BRASÍLIA – A proposta de concentrar a inspeção industrial e sanitária de produtos de origem animal na esfera federal, contida na Medida Provisória 653, gerou reação contrária de parlamentares nesta quarta-feira. Eles alertaram que a proposta favorece grandes grupos de frigoríficos, como o JBS, em detrimento dos pequenos.
Para ser aprovada, a MP precisa do sinal verde de uma comissão especial e dos plenários da Câmara e do Senado até o dia 8 de dezembro, data em que perderá a validade.

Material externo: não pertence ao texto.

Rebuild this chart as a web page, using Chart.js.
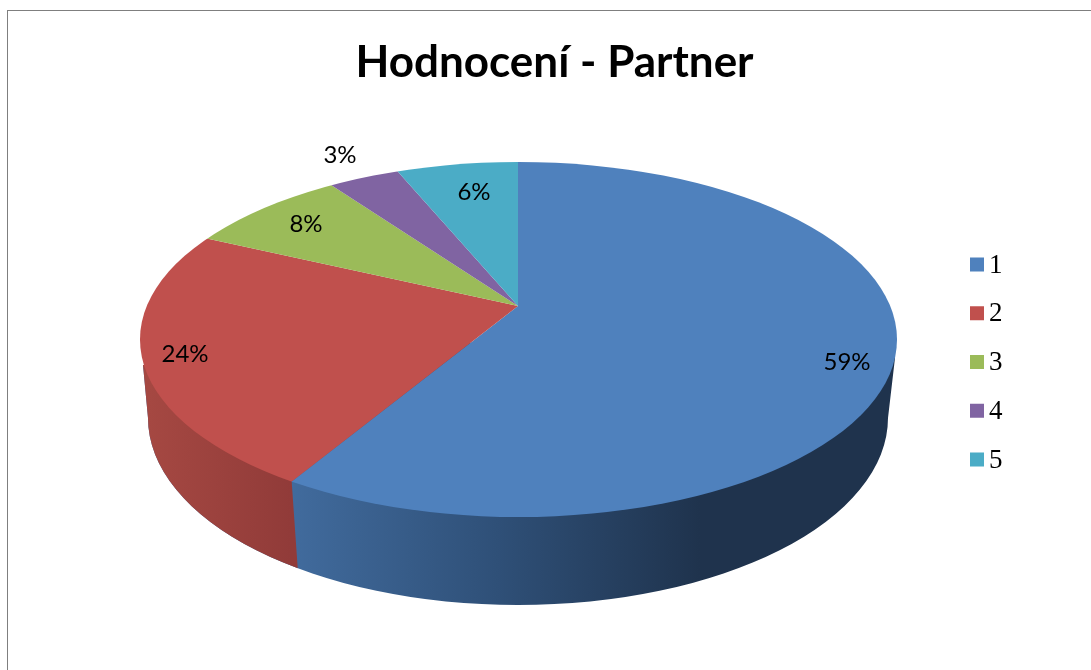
<!DOCTYPE html>
<html>
<head>
<meta charset="utf-8">
<script src="https://cdn.jsdelivr.net/npm/chart.js@4"></script>
<style>
html,body{margin:0;padding:0;background:#fff;overflow:hidden;width:1091px;height:670px}
#frame{position:absolute;left:7px;top:10px;width:1200px;height:800px;border-left:1px solid #7f7f7f;border-top:1px solid #7f7f7f;box-sizing:border-box}
#c{position:absolute;left:8px;top:11px}
</style>
</head>
<body>
<div id="frame"></div>
<canvas id="c" width="1093" height="659"></canvas>
<script>
const titleText = "Hodnocení - Partner";
const categories = ["1", "2", "3", "4", "5"];
const values = [59, 24, 7.5, 3.4, 6.1];
const percentLabels = ["59%", "24%", "8%", "3%", "6%"];
const sliceColors = ["#4f81bd", "#c0504d", "#9bbb59", "#8064a2", "#4bacc6"];

const OX = 8, OY = 11;                         // canvas offset in the page
const apex = {x: 518 - OX, y: 306 - OY};       // where the slices meet on screen
const tilt = {s: 0.467, k: -0.04};             // how the flat circle is laid over
const top3d = {x: 518.5 - OX, y: 339.5 - OY, rx: 378.5, ry: 177.5};
const bot3d = {x: 518 - OX, y: 418 - OY, rx: 370, ry: 187};
const labelSpots = [[847, 362], [185, 354], [306, 224], [340, 155], [474, 192]];
const legendPad = 23.75, legendFont = 25, legendTextFont = 27, legendBox = 14;
const legendLeft = 970 - OX - legendPad, legendShift = 21.5;

function rimPoint(a) {
  // point where a slice boundary at library angle a meets the top ellipse
  const dx = Math.cos(a), dy = tilt.k * Math.cos(a) + tilt.s * Math.sin(a);
  const px = apex.x - top3d.x, py = apex.y - top3d.y;
  const A = dx*dx/(top3d.rx*top3d.rx) + dy*dy/(top3d.ry*top3d.ry);
  const B = 2*(px*dx/(top3d.rx*top3d.rx) + py*dy/(top3d.ry*top3d.ry));
  const C = px*px/(top3d.rx*top3d.rx) + py*py/(top3d.ry*top3d.ry) - 1;
  const t = (-B + Math.sqrt(B*B - 4*A*C)) / (2*A);
  return {x: apex.x + t*dx, y: apex.y + t*dy};
}

const pie3d = {
  id: 'pie3d',
  afterLayout(chart) {
    const lg = chart.legend;
    const w = lg.width;
    lg.left = legendLeft; lg.right = legendLeft + w;
    lg.top += legendShift; lg.bottom += legendShift;
  },
  beforeDatasetsDraw(chart) {
    const ctx = chart.ctx;
    const arcs = chart.getDatasetMeta(0).data;
    // side wall, split where the first slice ends
    const p = rimPoint(arcs[0].endAngle);
    const q = {x: p.x + 6, y: p.y + 86};
    const wall = () => {
      ctx.beginPath();
      ctx.ellipse(bot3d.x, bot3d.y, bot3d.rx, bot3d.ry, 0, 0, Math.PI);
      ctx.lineTo(top3d.x - top3d.rx + 3, 365 - OY);
      ctx.lineTo(top3d.x, top3d.y);
      ctx.lineTo(top3d.x + top3d.rx - 2, 358 - OY);
      ctx.closePath();
    };
    const gb = ctx.createLinearGradient(p.x, 0, 700 - OX, 0);
    gb.addColorStop(0, '#416b9d'); gb.addColorStop(0.5, '#2f5078'); gb.addColorStop(1, '#1f334d');
    const gr = ctx.createLinearGradient(148 - OX, 0, p.x, 0);
    gr.addColorStop(0, '#a54842'); gr.addColorStop(1, '#913b39');
    ctx.save();
    wall(); ctx.clip();
    ctx.fillStyle = gb; ctx.fillRect(0, 0, chart.width, chart.height);
    ctx.beginPath();
    ctx.moveTo(0, 0); ctx.lineTo(p.x, 0);
    ctx.lineTo(p.x, p.y); ctx.lineTo(q.x, q.y); ctx.lineTo(q.x + 2, chart.height); ctx.lineTo(0, chart.height);
    ctx.closePath();
    ctx.fillStyle = gr; ctx.fill();
    ctx.restore();
    // the flat pie from the library, laid over and trimmed to the top ellipse
    ctx.save();
    ctx.beginPath();
    ctx.ellipse(top3d.x, top3d.y, top3d.rx, top3d.ry, 0, 0, Math.PI*2);
    ctx.clip();
    ctx.transform(1, tilt.k, 0, tilt.s, apex.x, apex.y);
    ctx.translate(-arcs[0].x, -arcs[0].y);
  },
  afterDatasetsDraw(chart) {
    const ctx = chart.ctx;
    ctx.restore();
    ctx.save();
    ctx.fillStyle = '#000';
    ctx.font = '24px Lato';
    ctx.textAlign = 'center';
    ctx.textBaseline = 'middle';
    percentLabels.forEach((t, i) => ctx.fillText(t, labelSpots[i][0] - OX, labelSpots[i][1] - OY));
    ctx.restore();
  },
  afterDraw(chart) {
    // legend text sits closer to its swatch than the library's fixed gap
    const lg = chart.legend, ctx = chart.ctx;
    const start = ((lg.top + legendPad) + (lg.bottom - lg.columnSizes[0].height)) / 2;
    ctx.save();
    ctx.fillStyle = '#000';
    ctx.font = legendTextFont + 'px "Liberation Serif"';
    ctx.textAlign = 'left';
    ctx.textBaseline = 'middle';
    categories.forEach((t, i) => ctx.fillText(t, lg.left + legendPad + legendBox + 5,
      start + i * (legendFont + legendPad) + legendFont / 2 + 1));
    ctx.restore();
  }
};

new Chart(document.getElementById('c'), {
  type: 'pie',
  data: {
    labels: categories,
    datasets: [{data: values, backgroundColor: sliceColors, borderWidth: 0, clip: false, radius: 700}]
  },
  plugins: [pie3d],
  options: {
    responsive: false,
    animation: false,
    plugins: {
      tooltip: {enabled: false},
      title: {
        display: true, text: titleText, color: '#000',
        font: {family: 'Lato', weight: 'bold', size: 44},
        padding: {top: 25, bottom: 20}
      },
      legend: {
        position: 'right',
        labels: {
          boxWidth: legendBox, boxHeight: legendBox, padding: legendPad, color: '#000',
          font: {family: '"Liberation Serif"', size: legendFont},
          generateLabels(chart) {
            return Chart.controllers.pie.overrides.plugins.legend.labels.generateLabels(chart)
              .map(item => Object.assign(item, {text: ''}));
          }
        }
      }
    }
  }
});
</script>
</body>
</html>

Em reunião da comissão criada para discutir a medida, os deputados advertiram que, se aprovada a MP, os pequenos e médios frigoríficos, que hoje são submetidos a fiscalizações estaduais ou municipais, não terão condições de atender aos critérios de inspeção federal. O relatório final da MP, do deputado Manoel Junior (PMDB-PB), prevê a extinção dos serviços de inspeção de Estados e municípios.
O texto original da MP encaminhado pelo Executivo ao Congresso Nacional trata de alterações no modelo de fiscalização de farmácias. Mas, na última quinta-feira, a pedido do Ministério da Agricultura, foi alterado pelo relator, como antecipou o Valor.

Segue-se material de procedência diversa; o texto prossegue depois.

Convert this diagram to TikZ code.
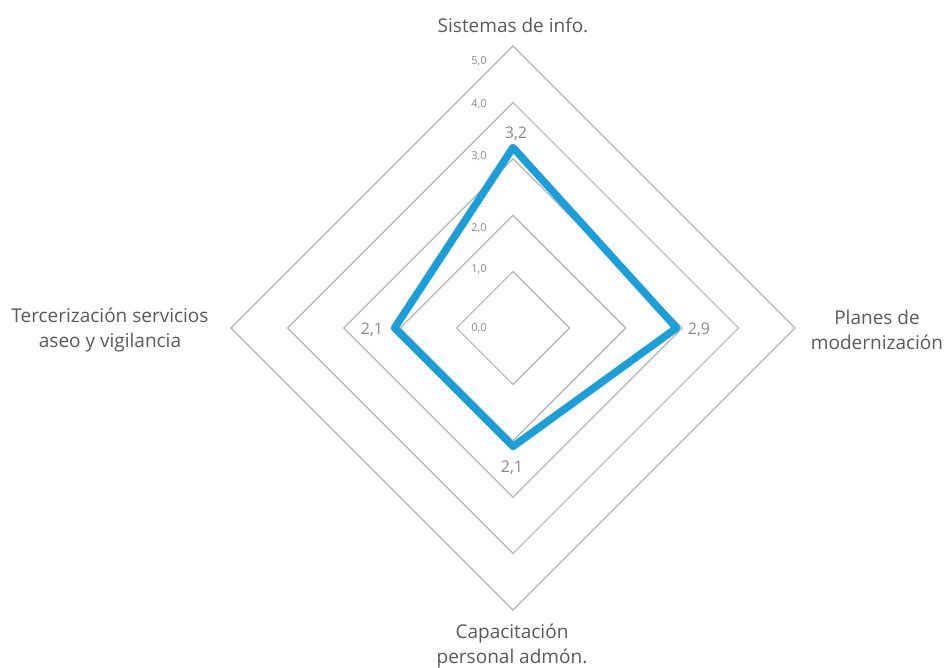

O deputado Ivan Valente (PSOL-SP) chamou a tentativa de federalizar a inspeção animal no Brasil de “jabuti”, termo usado no jargão parlamentar para se referir a matérias estranhas ao conteúdo principal da proposta de lei. Para ele, trata-se de ação do grupo JBS, empresa que lidera o mercado mundial de processamento de proteína animal e que também liderou as doações a campanhas eleitorais em 2014.

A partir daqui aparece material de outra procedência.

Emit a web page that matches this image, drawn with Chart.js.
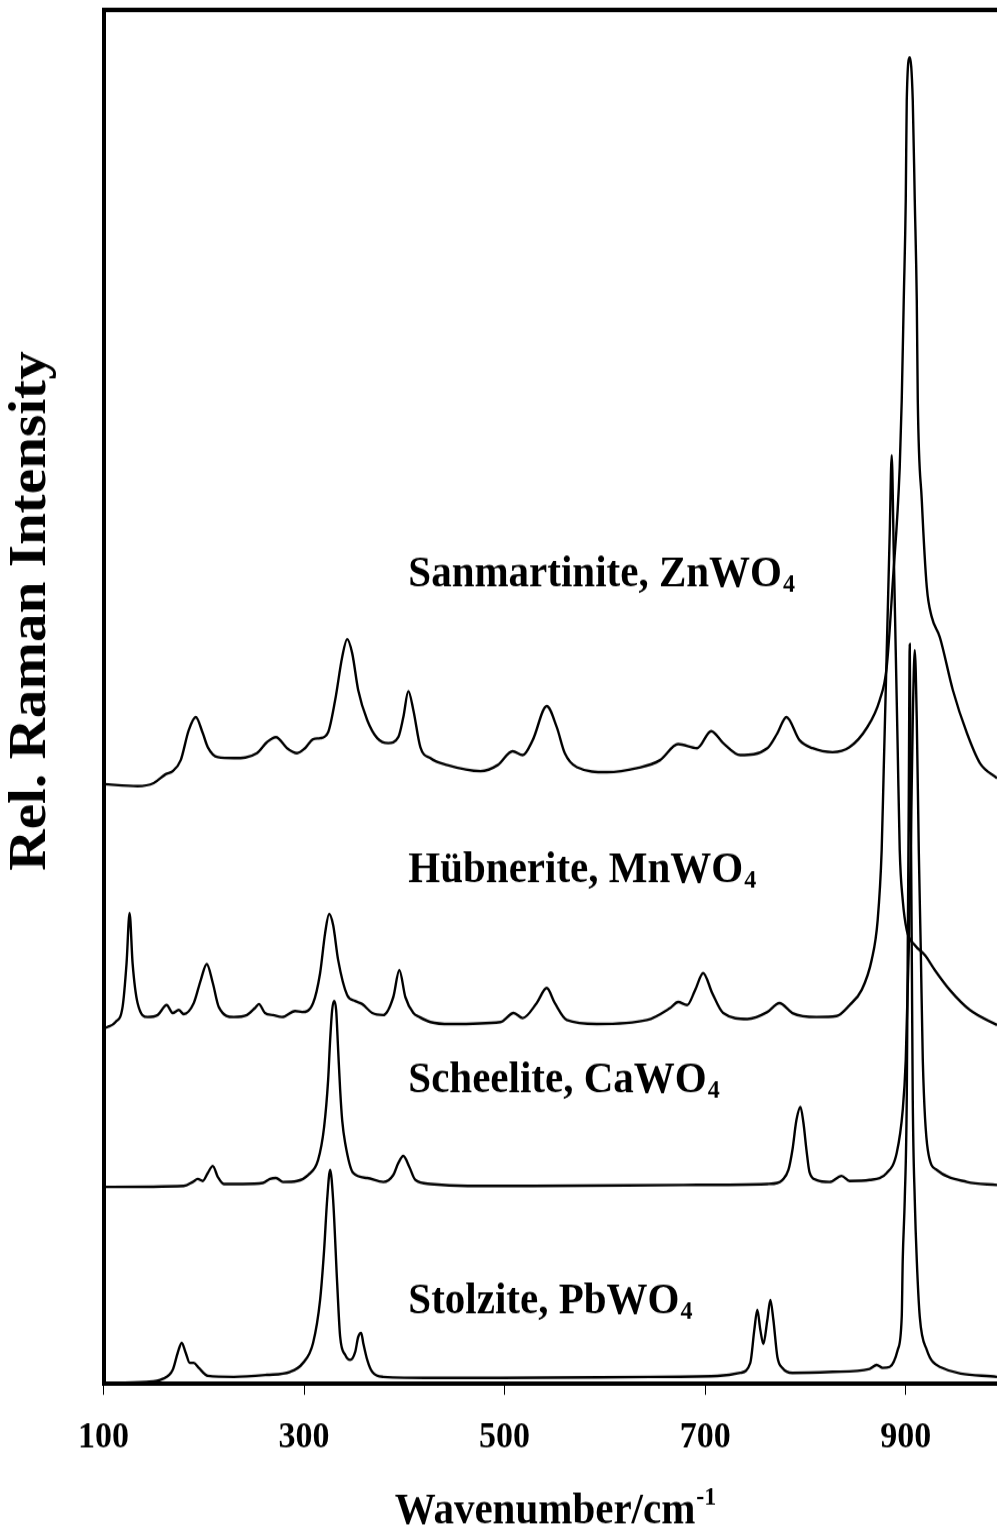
<!DOCTYPE html>
<html>
<head>
<meta charset="utf-8">
<style>
  html, body { margin: 0; padding: 0; background: #fff; overflow: hidden; }
  #wrap { width: 997px; height: 1531px; overflow: hidden; }
  #chart { display: block; transform-origin: 0 0; transform: scaleY(1.09986); }
</style>
<script src="https://cdn.jsdelivr.net/npm/chart.js"></script>
</head>
<body>
<div id="wrap"><canvas id="chart" width="997" height="1392"></canvas></div>
<script>
'use strict'

const tickValues = [100, 300, 500, 700, 900];
const mineralNames = ['Sanmartinite', 'Hübnerite', 'Scheelite', 'Stolzite'];
const formulas = ['ZnWO', 'MnWO', 'CaWO', 'PbWO'];

// Sanmartinite, ZnWO4
const znWn = [100, 134, 150, 162, 169, 177, 185, 192, 199, 204,
    214, 230, 253, 263, 272, 283, 293, 301, 309, 316,
    324, 331, 338, 343, 348, 354, 363, 373, 384, 394,
    399, 404, 409, 416, 426, 443, 476, 493, 508, 518,
    528, 542, 552, 560, 572, 602, 632, 655, 673, 692,
    706, 718, 735, 762, 772, 781, 794, 807, 827, 844,
    861, 874, 881, 887, 894, 896, 898, 900, 901, 904,
    907, 909, 911, 912, 916, 921, 926, 934, 947, 961,
    974, 991];
const znInt = [600, 598, 601, 610, 613, 624, 654, 667, 651, 637,
    627, 626, 631, 642, 647, 636, 631, 636, 645, 646,
    652, 684, 727, 745, 731, 694, 664, 646, 641, 647,
    667, 693, 674, 637, 626, 619, 613, 619, 633, 629,
    644, 678, 657, 631, 617, 612, 616, 624, 640, 636,
    653, 641, 629, 636, 651, 667, 644, 636, 632, 637,
    656, 684, 717, 801, 917, 984, 1084, 1184, 1284, 1327,
    1284, 1184, 1084, 984, 884, 797, 767, 747, 694, 651,
    621, 606];

// Hübnerite, MnWO4
const mnWn = [100, 104, 112, 119, 123, 126, 129, 134, 144, 154,
    163, 169, 175, 180, 190, 197, 203, 209, 215, 230,
    243, 251, 255, 261, 269, 278, 291, 298, 309, 316,
    321, 325, 329, 334, 343, 351, 358, 368, 379, 389,
    395, 401, 409, 415, 426, 446, 496, 509, 518, 532,
    542, 550, 562, 592, 642, 665, 673, 682, 690, 698,
    707, 718, 742, 762, 774, 787, 811, 831, 844, 856,
    866, 872, 876, 878, 880, 882, 884, 886, 888, 890,
    892, 894, 897, 901, 909, 919, 929, 944, 964, 991];
const mnInt = [356, 357, 362, 377, 421, 471, 421, 381, 367, 369,
    379, 371, 374, 370, 381, 404, 420, 401, 377, 367,
    369, 376, 380, 371, 369, 367, 373, 372, 381, 411,
    451, 470, 459, 424, 389, 383, 380, 371, 369, 387,
    414, 387, 371, 367, 362, 360, 362, 371, 366, 381,
    396, 381, 364, 360, 364, 376, 382, 379, 394, 411,
    391, 371, 365, 372, 381, 371, 367, 368, 379, 394,
    424, 464, 534, 613, 692, 771, 850, 929, 834, 734,
    634, 534, 484, 454, 439, 429, 414, 394, 374, 359];

// Scheelite, CaWO4
const caWn = [100, 180, 189, 194, 199, 204, 209, 214, 220, 239,
    259, 266, 272, 279, 293, 304, 314, 320, 324, 326,
    328, 330, 332, 334, 336, 338, 341, 349, 363, 379,
    389, 394, 399, 405, 411, 426, 463, 528, 678, 762,
    772, 777, 783, 787, 791, 795, 798, 801, 804, 811,
    824, 836, 844, 864, 881, 891, 897, 900, 903, 905,
    907, 909, 911, 913, 915, 917, 922, 931, 961, 991];
const caInt = [197, 198, 202, 205, 203, 211, 218, 207, 200, 200,
    201, 205, 206, 202, 203, 209, 224, 257, 304, 344,
    374, 383, 374, 334, 294, 264, 241, 211, 206, 202,
    209, 221, 228, 217, 204, 200, 198, 198, 199, 200,
    201, 204, 214, 234, 264, 277, 261, 234, 212, 204,
    202, 208, 203, 204, 211, 231, 274, 324, 434, 534,
    664, 734, 664, 534, 434, 324, 234, 214, 202, 199];

// Stolzite, PbWO4
const pbWn = [100, 143, 159, 169, 174, 178, 182, 186, 190, 195,
    204, 230, 263, 286, 299, 309, 316, 320, 323, 326,
    329, 333, 336, 341, 346, 351, 354, 357, 359, 363,
    368, 379, 429, 496, 645, 712, 735, 745, 749, 752,
    755, 758, 762, 765, 768, 772, 777, 787, 827, 864,
    871, 877, 884, 892, 896, 897, 899, 901, 902, 903,
    904, 905, 906, 907, 909, 911, 914, 921, 934, 991];
const pbInt = [1, 2, 5, 14, 31, 41, 31, 21, 21, 16,
    8, 7, 9, 12, 21, 41, 84, 134, 184, 214,
    184, 101, 47, 29, 24, 32, 47, 51, 41, 24,
    12, 7, 6, 6, 7, 8, 11, 21, 54, 74,
    54, 40, 64, 84, 64, 27, 16, 11, 12, 15,
    19, 16, 17, 34, 67, 124, 184, 284, 434, 584,
    740, 584, 434, 284, 184, 124, 67, 34, 17, 7];

const family = '"Liberation Serif", "Times New Roman", serif';
Chart.defaults.font.family = family;
Chart.defaults.color = '#000';

// where the series names sit, in axis units (wavenumber, intensity of the baseline)
const labelSpots = [[404, 798], [404, 502], [404, 292], [404, 71]];

function toPoints(wn, inten) {
    return wn.map((v, i) => ({ x: v, y: inten[i] }));
}

function spectrum(name, wn, inten) {
    return {
        label: name,
        data: toPoints(wn, inten),
        borderColor: '#000',
        borderWidth: 2.4,
        pointRadius: 0,
        fill: false,
        cubicInterpolationMode: 'monotone'
    };
}

const textPlugin = {
    id: 'ramanTexts',
    afterDraw(chart) {
        const { ctx, scales: { x, y } } = chart;
        ctx.save();
        ctx.fillStyle = '#000';
        ctx.textAlign = 'left';
        ctx.textBaseline = 'alphabetic';

        // names of the minerals with subscript 4
        mineralNames.forEach((name, i) => {
            const px = x.getPixelForValue(labelSpots[i][0]);
            const py = y.getPixelForValue(labelSpots[i][1]);
            const main = name + ', ' + formulas[i];
            ctx.font = 'bold 41px ' + family;
            ctx.fillText(main, px, py);
            const w = ctx.measureText(main).width;
            ctx.font = 'bold 24px ' + family;
            ctx.fillText('4', px + w + 1, py + 5.5);
        });

        // x title with superscript -1
        const xt = 'Wavenumber/cm';
        ctx.font = 'bold 41px ' + family;
        const tw = ctx.measureText(xt).width;
        const tx = 545 - tw / 2;
        const ty = chart.height - 7.4;
        ctx.fillText(xt, tx, ty);
        ctx.font = 'bold 24px ' + family;
        ctx.fillText('-1', tx + tw + 1, ty - 17);

        // y title
        ctx.translate(32, 555.5);
        ctx.rotate(-Math.PI / 2);
        ctx.textAlign = 'center';
        ctx.textBaseline = 'middle';
        ctx.font = 'bold 52px ' + family;
        ctx.fillText('Rel. Raman Intensity', 0, 0);
        ctx.restore();
    }
};

const ctxRaman = document.getElementById('chart').getContext('2d');

const ramanChart = new Chart(ctxRaman, {
    type: 'line',
    data: {
        datasets: [
            spectrum(mineralNames[0], znWn, znInt),
            spectrum(mineralNames[1], mnWn, mnInt),
            spectrum(mineralNames[2], caWn, caInt),
            spectrum(mineralNames[3], pbWn, pbInt)
        ]
    },
    options: {
        responsive: false,
        maintainAspectRatio: false,
        animation: false,
        layout: { padding: 0 },
        plugins: {
            legend: { display: false },
            tooltip: { enabled: false }
        },
        scales: {
            x: {
                type: 'linear',
                position: 'bottom',
                min: 100,
                max: 991,
                afterBuildTicks: (scale) => {
                    scale.ticks = tickValues.map(v => ({ value: v }));
                },
                afterFit: (scale) => { scale.height = 1392 - 1258.2; },
                grid: { drawOnChartArea: false, drawTicks: true, tickLength: 10, color: '#000', lineWidth: 1 },
                border: { display: true, color: '#000', width: 4 },
                ticks: {
                    font: { size: 34, weight: 'bold' },
                    color: '#000',
                    padding: 19,
                    maxRotation: 0,
                    autoSkip: false
                }
            },
            xTop: {
                type: 'linear',
                position: 'top',
                min: 100,
                max: 991,
                afterFit: (scale) => { scale.height = 8.6; },
                grid: { display: false, drawTicks: false },
                border: { display: true, color: '#000', width: 4 },
                ticks: { display: false }
            },
            y: {
                type: 'linear',
                min: 0,
                max: 1375,
                afterFit: (scale) => { scale.width = 103.5; },
                grid: { display: false, drawTicks: false },
                border: { display: true, color: '#000', width: 4 },
                ticks: { display: false }
            }
        }
    },
    plugins: [textPlugin]
});
</script>
</body>
</html>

“Quando ‘jabuti’ sobe à árvore é enchente ou alguém colocou lá por algum interesse maior. Vamos falar o português correto, isso vai atender aos interesses da Friboi, que financiou [a campanha eleitoral de] 82 deputados”, afirmou Valente.
Já o deputado Moreira Mendes (PSD-RO), integrante da bancada ruralista, defendeu que a MP trate apenas de fiscalização a farmácias, como proposto inicialmente pelo Executivo.
“ [Inspeção animal] Não tem nada a ver com o conteúdo desta medida provisória, é um corpo estranho e vai inviabilizar os pequenos frigoríficos do país, que são licenciados pela fiscalização sanitária estadual ou municipal”, disse Mendes. “O Ministério da Agricultura não tem estrutura para suportar uma fiscalização desse porte, controlar todo o país.”
Mendes ainda advertiu que, se a Medida Provisória for aprovada a favor da federalização da inspeção animal, “certamente será derrubada no plenário da Câmara, inclusive com o esforço do meu partido”.
Especialistas ouvidos pela reportagem concordam em dizer que se aprovada a proposta, a inspeção de estabelecimentos que produzem carne e lácteos, por exemplo, passará a ser realizada exclusivamente pelos fiscais agropecuários federais do Ministério da Agricultura. E serão extintos os órgãos de defesa agropecuária estaduais e municipais.
O deputado Manoel Junior assegurou que manterá os trechos que propõem a federalização da inspeção animal e disse que inseriu os artigos na MP a pedido do ministro da Agricultura, Neri Geller.
“Esse texto, antes de se colocar na medida provisória, foi observado pelo próprio Ministério da Agricultura. Não é de interesse pessoal meu, até porque nunca tive essa felicidade ou infelicidade de receber ajuda ou contribuição da Friboi”, retrucou o deputado em resposta a Ivan Valente.
Procurada, a JBS não quis se pronunciar a respeito das manifestações dos deputados nem quanto ao conteúdo da MP.
O Valor apurou que, apesar de o ministro ser favorável à mudança na Lei, o Departamento de Inspeção de Produtos de Origem Animal (Dipoa), instância do próprio ministério, assinou parecer técnico contrário à MP. Ontem à noite, em reunião na Casa Civil para discutir o tema, o secretário executivo do Mapa, José Gerardo Fontelles, também se posicionou contra.
“Essa medida não tem o menor sentido. Se nós estamos querendo descentralizar o sistema de inspeção nacional não tem porque federalizar tudo de novo como foi feito nos anos 70 [1970]”, revelou um técnico da Pasta, que preferiu não se identificar.